Exercise brief >> Copy out the whole listing exactly as written, leaving the pictures behind.

Provided material >>
——

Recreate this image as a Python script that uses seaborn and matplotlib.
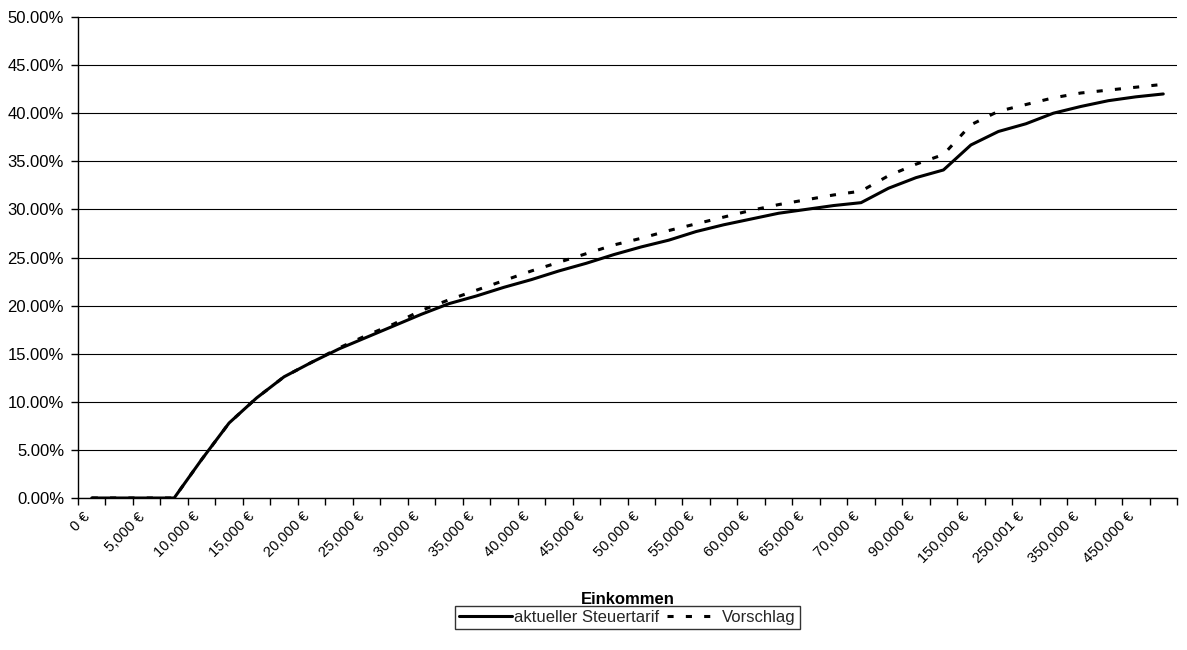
import matplotlib
matplotlib.use("Agg")
import matplotlib.pyplot as plt
import seaborn as sns
from matplotlib.ticker import FuncFormatter, FixedLocator, MultipleLocator

# ---- data (percent) ----
incomes = [0, 2500, 5000, 7500, 10000, 12500, 15000, 17500, 20000, 22500,
           25000, 27500, 30000, 32500, 35000, 37500, 40000, 42500, 45000, 47500,
           50000, 52500, 55000, 57500, 60000, 62500, 65000, 67500, 70000, 80000,
           90000, 100000, 150000, 200000, 250001, 300000, 350000, 400000, 450000, 500000]

aktuell = [0.0, 0.0, 0.0, 0.0, 4.0, 7.8, 10.4, 12.6, 14.1, 15.5,
           16.7, 17.9, 19.1, 20.2, 21.0, 21.9, 22.7, 23.6, 24.4, 25.3,
           26.1, 26.8, 27.7, 28.4, 29.0, 29.6, 30.0, 30.4, 30.7, 32.2,
           33.3, 34.1, 36.7, 38.1, 38.9, 40.0, 40.7, 41.3, 41.7, 42.0]

vorschlag = [0.0, 0.0, 0.0, 0.0, 4.0, 7.8, 10.4, 12.6, 14.1, 15.6,
             16.9, 18.1, 19.5, 20.6, 21.6, 22.6, 23.6, 24.5, 25.4, 26.3,
             27.0, 27.8, 28.5, 29.2, 29.9, 30.5, 31.0, 31.5, 31.9, 33.5,
             34.7, 35.7, 38.8, 40.2, 40.9, 41.6, 42.1, 42.4, 42.7, 43.0]

series_names = ["aktueller Steuertarif", "Vorschlag"]
x_title = "Einkommen"

categories = [f"{v:,} €" for v in incomes]

sns.set_theme(style="white")
plt.rcParams["font.family"] = ["Liberation Sans", "DejaVu Sans"]
plt.rcParams["font.size"] = 12

fig, ax = plt.subplots(figsize=(11.87, 6.5), dpi=100)
fig.subplots_adjust(left=78 / 1187, right=1177 / 1187, top=1 - 17 / 650, bottom=1 - 498 / 650)

sns.lineplot(x=categories, y=aktuell, sort=False, color="black", linewidth=2.2,
             label=series_names[0], ax=ax)
sns.lineplot(x=categories, y=vorschlag, sort=False, color="black", linewidth=2.2,
             linestyle=(0, (2.0, 4.0)), label=series_names[1], ax=ax)

n = len(categories)
ax.set_xlim(-0.5, n - 0.5)
ax.set_ylim(0, 50)
ax.yaxis.set_major_locator(MultipleLocator(5))
ax.yaxis.set_major_formatter(FuncFormatter(lambda v, p: f"{v:.2f}%"))
ax.grid(axis="y", color="black", linewidth=0.8)
ax.grid(axis="x", visible=False)
ax.set_axisbelow(True)

# label anchors sit slightly left of each labelled category centre (as in the reference)
label_idx = list(range(0, n, 2))
ax.xaxis.set_major_locator(FixedLocator([i - 0.15 for i in label_idx]))
ax.set_xticklabels([categories[i] for i in label_idx], rotation=45,
                   ha="right", va="center", rotation_mode="anchor")
ax.xaxis.set_minor_locator(FixedLocator([i - 0.5 for i in range(n + 1)]))
ax.tick_params(axis="x", which="major", length=0, pad=12, labelsize=10.5, colors="black")
ax.tick_params(axis="x", which="minor", length=5, width=1, color="black", direction="out", bottom=True)
ax.tick_params(axis="y", which="major", length=5, width=1, color="black", direction="out",
               left=True, labelsize=12, labelcolor="black", pad=5)

for s in ["top", "right"]:
    ax.spines[s].set_visible(False)
for s in ["left", "bottom"]:
    ax.spines[s].set_color("black")
    ax.spines[s].set_linewidth(1)

ax.set_xlabel(x_title, fontweight="bold", fontsize=12, color="black")
ax.xaxis.set_label_coords(0.5, -0.196)
ax.set_ylabel("")

leg = ax.legend(loc="center", bbox_to_anchor=(0.5, -0.248), ncol=2, frameon=True,
                fancybox=False, edgecolor="black", fontsize=12, handlelength=3.2,
                handletextpad=0.1, columnspacing=0.5, borderpad=0.25, borderaxespad=0)
leg.get_frame().set_linewidth(1)

fig.savefig("out.png", dpi=100, facecolor="white")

——

Solution to the problem >>
Recreate this image as a Python script that uses seaborn and matplotlib.
import matplotlib
matplotlib.use("Agg")
import matplotlib.pyplot as plt
import seaborn as sns
from matplotlib.ticker import FuncFormatter, FixedLocator, MultipleLocator

# ---- data (percent) ----
incomes = [0, 2500, 5000, 7500, 10000, 12500, 15000, 17500, 20000, 22500,
           25000, 27500, 30000, 32500, 35000, 37500, 40000, 42500, 45000, 47500,
           50000, 52500, 55000, 57500, 60000, 62500, 65000, 67500, 70000, 80000,
           90000, 100000, 150000, 200000, 250001, 300000, 350000, 400000, 450000, 500000]

aktuell = [0.0, 0.0, 0.0, 0.0, 4.0, 7.8, 10.4, 12.6, 14.1, 15.5,
           16.7, 17.9, 19.1, 20.2, 21.0, 21.9, 22.7, 23.6, 24.4, 25.3,
           26.1, 26.8, 27.7, 28.4, 29.0, 29.6, 30.0, 30.4, 30.7, 32.2,
           33.3, 34.1, 36.7, 38.1, 38.9, 40.0, 40.7, 41.3, 41.7, 42.0]

vorschlag = [0.0, 0.0, 0.0, 0.0, 4.0, 7.8, 10.4, 12.6, 14.1, 15.6,
             16.9, 18.1, 19.5, 20.6, 21.6, 22.6, 23.6, 24.5, 25.4, 26.3,
             27.0, 27.8, 28.5, 29.2, 29.9, 30.5, 31.0, 31.5, 31.9, 33.5,
             34.7, 35.7, 38.8, 40.2, 40.9, 41.6, 42.1, 42.4, 42.7, 43.0]

series_names = ["aktueller Steuertarif", "Vorschlag"]
x_title = "Einkommen"

categories = [f"{v:,} €" for v in incomes]

sns.set_theme(style="white")
plt.rcParams["font.family"] = ["Liberation Sans", "DejaVu Sans"]
plt.rcParams["font.size"] = 12

fig, ax = plt.subplots(figsize=(11.87, 6.5), dpi=100)
fig.subplots_adjust(left=78 / 1187, right=1177 / 1187, top=1 - 17 / 650, bottom=1 - 498 / 650)

sns.lineplot(x=categories, y=aktuell, sort=False, color="black", linewidth=2.2,
             label=series_names[0], ax=ax)
sns.lineplot(x=categories, y=vorschlag, sort=False, color="black", linewidth=2.2,
             linestyle=(0, (2.0, 4.0)), label=series_names[1], ax=ax)

n = len(categories)
ax.set_xlim(-0.5, n - 0.5)
ax.set_ylim(0, 50)
ax.yaxis.set_major_locator(MultipleLocator(5))
ax.yaxis.set_major_formatter(FuncFormatter(lambda v, p: f"{v:.2f}%"))
ax.grid(axis="y", color="black", linewidth=0.8)
ax.grid(axis="x", visible=False)
ax.set_axisbelow(True)

# label anchors sit slightly left of each labelled category centre (as in the reference)
label_idx = list(range(0, n, 2))
ax.xaxis.set_major_locator(FixedLocator([i - 0.15 for i in label_idx]))
ax.set_xticklabels([categories[i] for i in label_idx], rotation=45,
                   ha="right", va="center", rotation_mode="anchor")
ax.xaxis.set_minor_locator(FixedLocator([i - 0.5 for i in range(n + 1)]))
ax.tick_params(axis="x", which="major", length=0, pad=12, labelsize=10.5, colors="black")
ax.tick_params(axis="x", which="minor", length=5, width=1, color="black", direction="out", bottom=True)
ax.tick_params(axis="y", which="major", length=5, width=1, color="black", direction="out",
               left=True, labelsize=12, labelcolor="black", pad=5)

for s in ["top", "right"]:
    ax.spines[s].set_visible(False)
for s in ["left", "bottom"]:
    ax.spines[s].set_color("black")
    ax.spines[s].set_linewidth(1)

ax.set_xlabel(x_title, fontweight="bold", fontsize=12, color="black")
ax.xaxis.set_label_coords(0.5, -0.196)
ax.set_ylabel("")

leg = ax.legend(loc="center", bbox_to_anchor=(0.5, -0.248), ncol=2, frameon=True,
                fancybox=False, edgecolor="black", fontsize=12, handlelength=3.2,
                handletextpad=0.1, columnspacing=0.5, borderpad=0.25, borderaxespad=0)
leg.get_frame().set_linewidth(1)

fig.savefig("out.png", dpi=100, facecolor="white")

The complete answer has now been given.